## Begin Listed records

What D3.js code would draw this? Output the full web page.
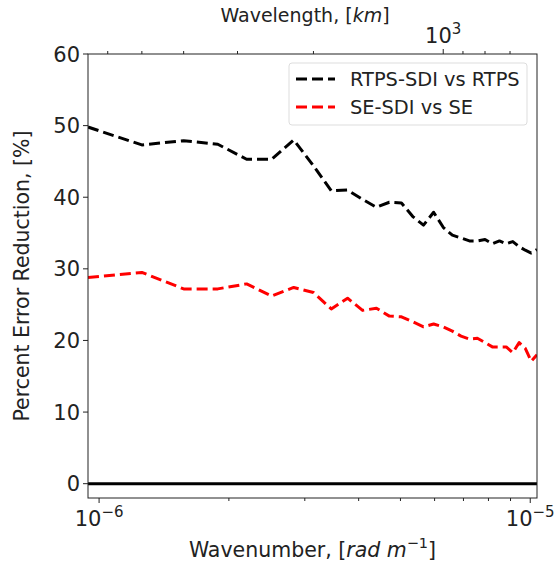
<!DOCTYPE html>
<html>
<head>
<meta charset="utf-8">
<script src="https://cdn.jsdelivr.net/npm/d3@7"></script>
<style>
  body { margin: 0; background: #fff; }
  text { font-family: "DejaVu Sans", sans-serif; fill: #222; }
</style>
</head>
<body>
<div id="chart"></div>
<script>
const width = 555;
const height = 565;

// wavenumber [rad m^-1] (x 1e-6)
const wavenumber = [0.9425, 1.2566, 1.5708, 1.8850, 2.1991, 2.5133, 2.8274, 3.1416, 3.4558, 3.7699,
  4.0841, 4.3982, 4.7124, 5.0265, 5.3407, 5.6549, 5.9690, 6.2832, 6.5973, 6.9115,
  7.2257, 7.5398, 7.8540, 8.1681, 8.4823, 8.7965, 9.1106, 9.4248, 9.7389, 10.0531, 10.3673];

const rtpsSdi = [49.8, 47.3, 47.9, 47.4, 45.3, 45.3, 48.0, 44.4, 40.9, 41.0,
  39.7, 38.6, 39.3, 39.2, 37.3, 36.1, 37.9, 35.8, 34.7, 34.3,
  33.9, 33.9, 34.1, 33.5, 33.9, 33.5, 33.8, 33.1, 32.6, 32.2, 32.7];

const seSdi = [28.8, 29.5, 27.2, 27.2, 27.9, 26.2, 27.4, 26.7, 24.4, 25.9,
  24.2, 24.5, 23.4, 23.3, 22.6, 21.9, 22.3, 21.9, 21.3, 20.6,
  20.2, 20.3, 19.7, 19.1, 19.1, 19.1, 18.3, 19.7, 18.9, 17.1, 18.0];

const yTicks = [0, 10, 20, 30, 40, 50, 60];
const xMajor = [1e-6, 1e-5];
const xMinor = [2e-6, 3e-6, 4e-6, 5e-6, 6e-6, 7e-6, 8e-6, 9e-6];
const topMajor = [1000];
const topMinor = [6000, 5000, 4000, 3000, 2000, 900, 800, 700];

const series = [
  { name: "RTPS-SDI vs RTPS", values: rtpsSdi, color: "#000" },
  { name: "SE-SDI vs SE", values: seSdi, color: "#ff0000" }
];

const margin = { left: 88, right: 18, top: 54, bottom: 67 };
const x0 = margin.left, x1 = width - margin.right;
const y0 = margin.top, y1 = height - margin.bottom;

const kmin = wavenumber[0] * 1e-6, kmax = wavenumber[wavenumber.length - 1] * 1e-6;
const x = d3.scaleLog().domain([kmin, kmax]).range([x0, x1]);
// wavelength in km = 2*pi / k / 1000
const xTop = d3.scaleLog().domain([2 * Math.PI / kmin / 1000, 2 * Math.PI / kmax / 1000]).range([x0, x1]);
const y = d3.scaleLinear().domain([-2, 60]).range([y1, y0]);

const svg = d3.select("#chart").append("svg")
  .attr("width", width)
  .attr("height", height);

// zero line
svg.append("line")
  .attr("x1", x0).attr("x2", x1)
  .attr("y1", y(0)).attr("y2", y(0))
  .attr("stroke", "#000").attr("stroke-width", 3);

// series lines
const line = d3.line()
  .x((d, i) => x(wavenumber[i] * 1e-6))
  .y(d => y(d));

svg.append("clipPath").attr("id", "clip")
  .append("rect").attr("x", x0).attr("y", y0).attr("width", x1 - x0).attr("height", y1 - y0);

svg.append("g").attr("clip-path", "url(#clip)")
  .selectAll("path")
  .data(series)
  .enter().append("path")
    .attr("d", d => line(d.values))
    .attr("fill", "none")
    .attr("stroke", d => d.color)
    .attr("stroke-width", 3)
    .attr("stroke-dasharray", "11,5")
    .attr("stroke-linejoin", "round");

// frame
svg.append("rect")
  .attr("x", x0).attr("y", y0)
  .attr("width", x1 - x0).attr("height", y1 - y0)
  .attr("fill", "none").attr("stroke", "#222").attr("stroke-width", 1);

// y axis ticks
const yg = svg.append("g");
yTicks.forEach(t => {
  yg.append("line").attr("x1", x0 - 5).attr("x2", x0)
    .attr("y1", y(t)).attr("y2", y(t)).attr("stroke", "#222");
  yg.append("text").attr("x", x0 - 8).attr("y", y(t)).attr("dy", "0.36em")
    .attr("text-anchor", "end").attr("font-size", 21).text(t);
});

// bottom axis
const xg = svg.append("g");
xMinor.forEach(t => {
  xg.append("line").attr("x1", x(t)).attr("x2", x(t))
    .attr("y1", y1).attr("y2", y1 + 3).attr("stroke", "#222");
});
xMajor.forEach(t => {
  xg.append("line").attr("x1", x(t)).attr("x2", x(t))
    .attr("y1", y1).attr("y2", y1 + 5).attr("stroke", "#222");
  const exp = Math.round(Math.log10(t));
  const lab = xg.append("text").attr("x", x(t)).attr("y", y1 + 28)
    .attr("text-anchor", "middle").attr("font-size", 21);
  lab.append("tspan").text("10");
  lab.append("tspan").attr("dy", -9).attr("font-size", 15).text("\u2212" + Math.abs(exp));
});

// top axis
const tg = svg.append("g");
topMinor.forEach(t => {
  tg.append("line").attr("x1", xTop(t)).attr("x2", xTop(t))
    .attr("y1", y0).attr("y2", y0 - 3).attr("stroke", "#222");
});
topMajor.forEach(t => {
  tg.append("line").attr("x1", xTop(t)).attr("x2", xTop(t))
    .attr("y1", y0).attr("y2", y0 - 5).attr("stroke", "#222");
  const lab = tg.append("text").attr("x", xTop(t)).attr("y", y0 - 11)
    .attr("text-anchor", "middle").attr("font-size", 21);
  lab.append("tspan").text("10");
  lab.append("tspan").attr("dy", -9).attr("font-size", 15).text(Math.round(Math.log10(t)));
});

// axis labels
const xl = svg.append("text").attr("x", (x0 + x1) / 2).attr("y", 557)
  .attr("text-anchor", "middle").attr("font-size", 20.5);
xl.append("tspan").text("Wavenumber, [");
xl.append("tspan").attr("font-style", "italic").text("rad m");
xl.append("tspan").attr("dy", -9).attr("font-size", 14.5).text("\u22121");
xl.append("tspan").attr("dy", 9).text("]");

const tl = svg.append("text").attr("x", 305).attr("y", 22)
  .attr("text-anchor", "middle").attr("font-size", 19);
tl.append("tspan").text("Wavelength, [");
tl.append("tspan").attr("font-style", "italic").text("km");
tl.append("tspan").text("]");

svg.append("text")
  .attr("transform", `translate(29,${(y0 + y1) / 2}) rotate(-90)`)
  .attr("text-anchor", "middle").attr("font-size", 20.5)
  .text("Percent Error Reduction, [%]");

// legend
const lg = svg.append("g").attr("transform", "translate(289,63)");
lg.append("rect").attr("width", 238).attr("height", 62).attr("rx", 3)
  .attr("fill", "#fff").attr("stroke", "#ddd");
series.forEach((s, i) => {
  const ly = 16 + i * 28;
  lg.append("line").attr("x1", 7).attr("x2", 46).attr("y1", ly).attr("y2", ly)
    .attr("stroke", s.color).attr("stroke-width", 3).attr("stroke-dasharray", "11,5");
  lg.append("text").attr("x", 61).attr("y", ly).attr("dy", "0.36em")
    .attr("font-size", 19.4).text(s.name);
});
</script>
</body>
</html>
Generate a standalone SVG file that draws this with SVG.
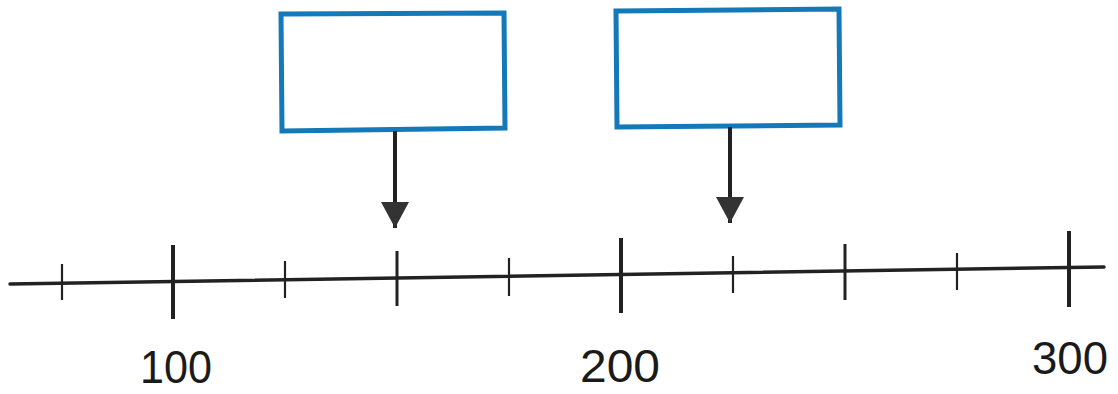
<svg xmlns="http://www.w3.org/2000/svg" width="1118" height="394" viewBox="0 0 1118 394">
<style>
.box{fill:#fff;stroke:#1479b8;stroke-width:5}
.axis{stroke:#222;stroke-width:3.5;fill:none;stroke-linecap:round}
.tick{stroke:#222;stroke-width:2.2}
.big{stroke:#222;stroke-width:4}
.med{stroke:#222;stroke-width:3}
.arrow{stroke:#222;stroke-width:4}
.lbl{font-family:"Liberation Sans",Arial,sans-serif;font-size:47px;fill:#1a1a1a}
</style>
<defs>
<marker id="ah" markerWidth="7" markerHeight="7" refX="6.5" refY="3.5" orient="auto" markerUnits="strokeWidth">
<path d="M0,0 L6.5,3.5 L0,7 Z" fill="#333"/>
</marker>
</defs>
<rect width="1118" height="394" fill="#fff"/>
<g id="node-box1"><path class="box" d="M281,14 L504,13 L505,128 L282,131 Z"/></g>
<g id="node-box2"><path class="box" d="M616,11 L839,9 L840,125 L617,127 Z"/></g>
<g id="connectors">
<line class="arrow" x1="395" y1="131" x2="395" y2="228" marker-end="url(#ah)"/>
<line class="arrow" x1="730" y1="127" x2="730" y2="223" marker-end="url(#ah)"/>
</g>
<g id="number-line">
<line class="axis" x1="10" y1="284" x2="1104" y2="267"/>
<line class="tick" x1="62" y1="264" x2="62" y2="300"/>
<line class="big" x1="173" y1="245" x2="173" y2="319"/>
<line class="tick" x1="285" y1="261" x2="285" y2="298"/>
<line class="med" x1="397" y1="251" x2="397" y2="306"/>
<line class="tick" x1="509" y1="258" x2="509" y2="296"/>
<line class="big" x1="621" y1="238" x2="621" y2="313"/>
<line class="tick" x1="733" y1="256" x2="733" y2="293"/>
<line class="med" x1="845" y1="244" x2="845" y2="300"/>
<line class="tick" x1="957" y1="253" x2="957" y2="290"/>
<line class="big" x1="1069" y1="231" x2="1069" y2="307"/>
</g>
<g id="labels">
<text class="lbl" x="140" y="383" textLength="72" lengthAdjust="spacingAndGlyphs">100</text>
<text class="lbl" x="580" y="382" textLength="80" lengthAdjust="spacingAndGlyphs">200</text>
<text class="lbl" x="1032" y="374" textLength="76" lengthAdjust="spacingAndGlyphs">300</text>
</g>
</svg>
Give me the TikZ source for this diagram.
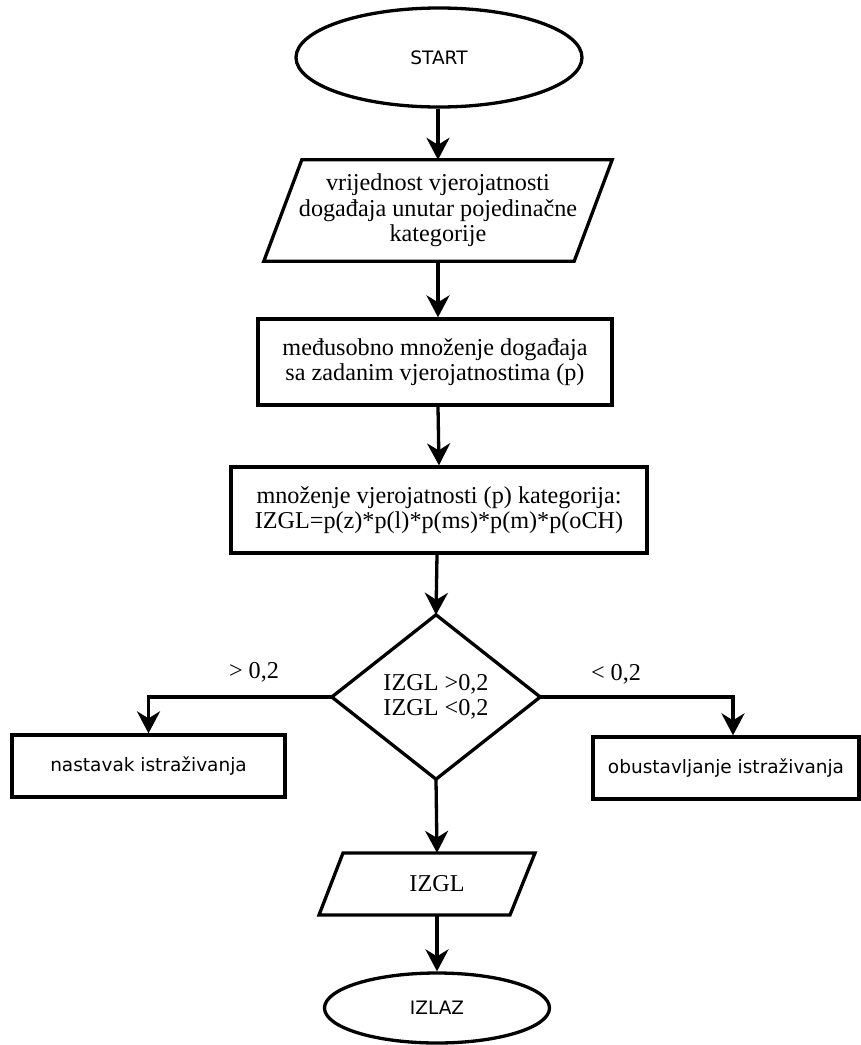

## End Listed records

**The problem:**
Pick out the lines containing the word "this" and show them.

**Task solution:**
What D3.js code would draw this? Output the full web page.
Generate a standalone SVG file that draws this with SVG.
Give me the TikZ source for this diagram.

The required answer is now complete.